Your goal:
In the entries below, count each line holding the word "this". Answer with the total alone.

Provided entries:
################

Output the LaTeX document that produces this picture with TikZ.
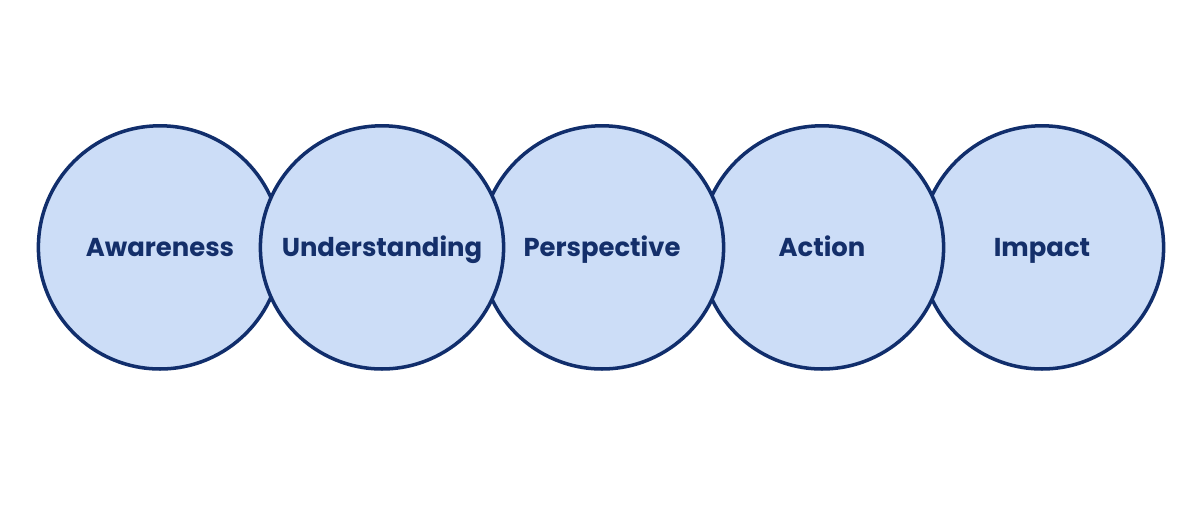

################

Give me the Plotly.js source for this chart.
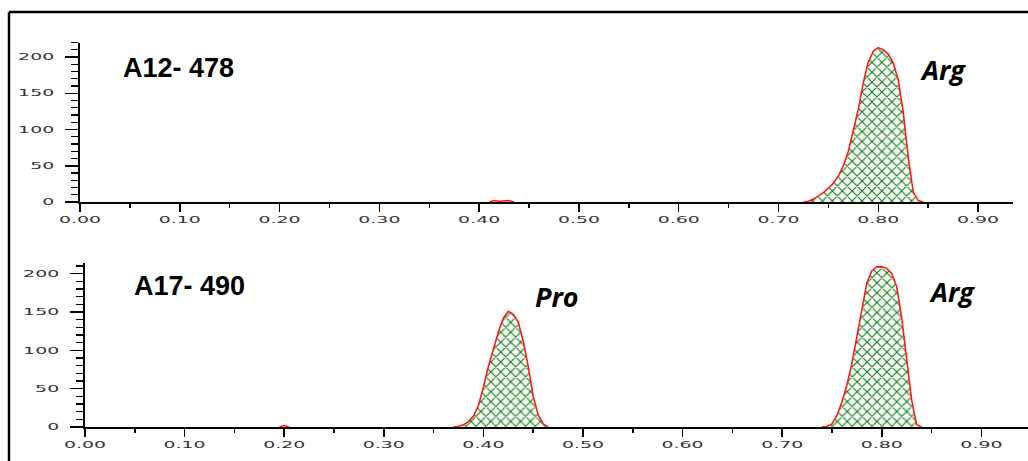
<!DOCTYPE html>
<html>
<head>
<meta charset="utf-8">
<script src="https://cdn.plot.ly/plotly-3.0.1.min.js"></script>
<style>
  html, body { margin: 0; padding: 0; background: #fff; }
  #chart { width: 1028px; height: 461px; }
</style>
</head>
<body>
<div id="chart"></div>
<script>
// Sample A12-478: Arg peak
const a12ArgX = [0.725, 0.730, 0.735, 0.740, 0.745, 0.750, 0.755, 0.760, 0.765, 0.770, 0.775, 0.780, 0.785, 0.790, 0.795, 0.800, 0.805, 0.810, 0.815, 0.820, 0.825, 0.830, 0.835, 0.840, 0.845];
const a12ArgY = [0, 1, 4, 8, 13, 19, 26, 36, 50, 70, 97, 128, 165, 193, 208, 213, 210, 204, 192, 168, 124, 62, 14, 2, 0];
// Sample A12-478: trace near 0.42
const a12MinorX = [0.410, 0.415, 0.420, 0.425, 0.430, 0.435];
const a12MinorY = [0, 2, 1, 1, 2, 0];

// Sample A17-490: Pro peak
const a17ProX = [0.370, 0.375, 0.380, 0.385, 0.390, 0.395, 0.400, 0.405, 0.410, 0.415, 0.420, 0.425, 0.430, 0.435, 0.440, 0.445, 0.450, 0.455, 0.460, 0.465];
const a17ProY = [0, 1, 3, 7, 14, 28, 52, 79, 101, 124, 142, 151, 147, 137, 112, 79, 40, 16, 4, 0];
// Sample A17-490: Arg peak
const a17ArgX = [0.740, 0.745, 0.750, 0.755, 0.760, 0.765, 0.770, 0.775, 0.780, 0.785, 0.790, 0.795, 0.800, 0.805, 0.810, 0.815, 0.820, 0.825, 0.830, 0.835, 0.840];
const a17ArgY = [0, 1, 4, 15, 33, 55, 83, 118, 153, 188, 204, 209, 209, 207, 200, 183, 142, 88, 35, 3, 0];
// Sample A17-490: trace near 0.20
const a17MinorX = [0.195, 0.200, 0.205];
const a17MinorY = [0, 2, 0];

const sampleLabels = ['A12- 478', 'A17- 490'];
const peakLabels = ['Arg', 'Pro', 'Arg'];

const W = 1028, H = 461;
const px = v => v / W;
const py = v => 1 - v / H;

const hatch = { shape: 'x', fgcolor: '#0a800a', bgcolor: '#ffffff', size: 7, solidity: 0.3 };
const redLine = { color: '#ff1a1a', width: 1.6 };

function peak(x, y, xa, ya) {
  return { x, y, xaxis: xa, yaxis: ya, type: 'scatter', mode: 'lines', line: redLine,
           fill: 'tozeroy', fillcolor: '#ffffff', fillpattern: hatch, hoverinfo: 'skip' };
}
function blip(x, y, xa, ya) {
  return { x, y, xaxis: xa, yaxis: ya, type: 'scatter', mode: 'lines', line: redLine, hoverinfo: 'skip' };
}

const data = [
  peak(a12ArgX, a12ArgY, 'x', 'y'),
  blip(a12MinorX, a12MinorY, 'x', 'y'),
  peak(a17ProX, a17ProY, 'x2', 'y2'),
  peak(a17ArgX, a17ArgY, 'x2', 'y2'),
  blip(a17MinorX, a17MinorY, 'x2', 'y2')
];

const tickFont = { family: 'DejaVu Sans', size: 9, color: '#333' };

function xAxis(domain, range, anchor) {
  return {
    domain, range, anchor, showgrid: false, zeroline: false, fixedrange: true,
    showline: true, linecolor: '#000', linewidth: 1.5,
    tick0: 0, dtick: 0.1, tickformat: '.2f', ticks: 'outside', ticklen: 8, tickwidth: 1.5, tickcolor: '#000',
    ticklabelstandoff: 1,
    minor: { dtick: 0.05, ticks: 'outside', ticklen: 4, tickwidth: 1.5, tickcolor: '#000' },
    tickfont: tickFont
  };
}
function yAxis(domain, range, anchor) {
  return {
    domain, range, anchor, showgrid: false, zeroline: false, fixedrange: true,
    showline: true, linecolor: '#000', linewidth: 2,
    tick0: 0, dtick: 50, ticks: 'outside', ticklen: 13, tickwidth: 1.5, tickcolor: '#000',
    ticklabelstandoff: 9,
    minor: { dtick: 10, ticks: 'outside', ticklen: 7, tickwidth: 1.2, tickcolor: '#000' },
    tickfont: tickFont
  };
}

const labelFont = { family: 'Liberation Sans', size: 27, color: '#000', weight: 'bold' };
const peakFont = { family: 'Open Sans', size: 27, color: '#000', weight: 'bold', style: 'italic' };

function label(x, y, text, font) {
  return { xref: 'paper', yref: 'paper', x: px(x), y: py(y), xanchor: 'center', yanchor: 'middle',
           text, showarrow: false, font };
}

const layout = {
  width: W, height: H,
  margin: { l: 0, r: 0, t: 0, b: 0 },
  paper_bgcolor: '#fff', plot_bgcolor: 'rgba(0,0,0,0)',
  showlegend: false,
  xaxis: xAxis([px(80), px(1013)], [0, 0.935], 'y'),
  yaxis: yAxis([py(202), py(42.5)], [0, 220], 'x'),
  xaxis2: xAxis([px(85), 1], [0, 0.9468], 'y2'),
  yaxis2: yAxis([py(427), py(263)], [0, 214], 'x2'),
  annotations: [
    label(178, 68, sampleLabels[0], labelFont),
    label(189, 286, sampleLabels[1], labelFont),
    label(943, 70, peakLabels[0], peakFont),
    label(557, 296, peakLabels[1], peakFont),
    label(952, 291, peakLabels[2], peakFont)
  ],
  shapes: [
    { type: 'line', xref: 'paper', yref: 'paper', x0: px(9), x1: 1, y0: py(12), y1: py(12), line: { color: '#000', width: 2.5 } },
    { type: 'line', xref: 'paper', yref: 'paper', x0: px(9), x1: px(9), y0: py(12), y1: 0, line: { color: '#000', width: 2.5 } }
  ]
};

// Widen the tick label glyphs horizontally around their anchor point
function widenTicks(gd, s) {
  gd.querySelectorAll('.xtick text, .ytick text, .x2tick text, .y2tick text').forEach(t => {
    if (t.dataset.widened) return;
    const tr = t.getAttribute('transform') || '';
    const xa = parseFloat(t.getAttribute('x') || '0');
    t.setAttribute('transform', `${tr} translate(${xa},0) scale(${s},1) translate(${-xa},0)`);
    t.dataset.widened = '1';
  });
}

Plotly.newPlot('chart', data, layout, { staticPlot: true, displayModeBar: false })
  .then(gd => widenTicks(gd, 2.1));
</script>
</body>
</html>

################

Response to the task:
2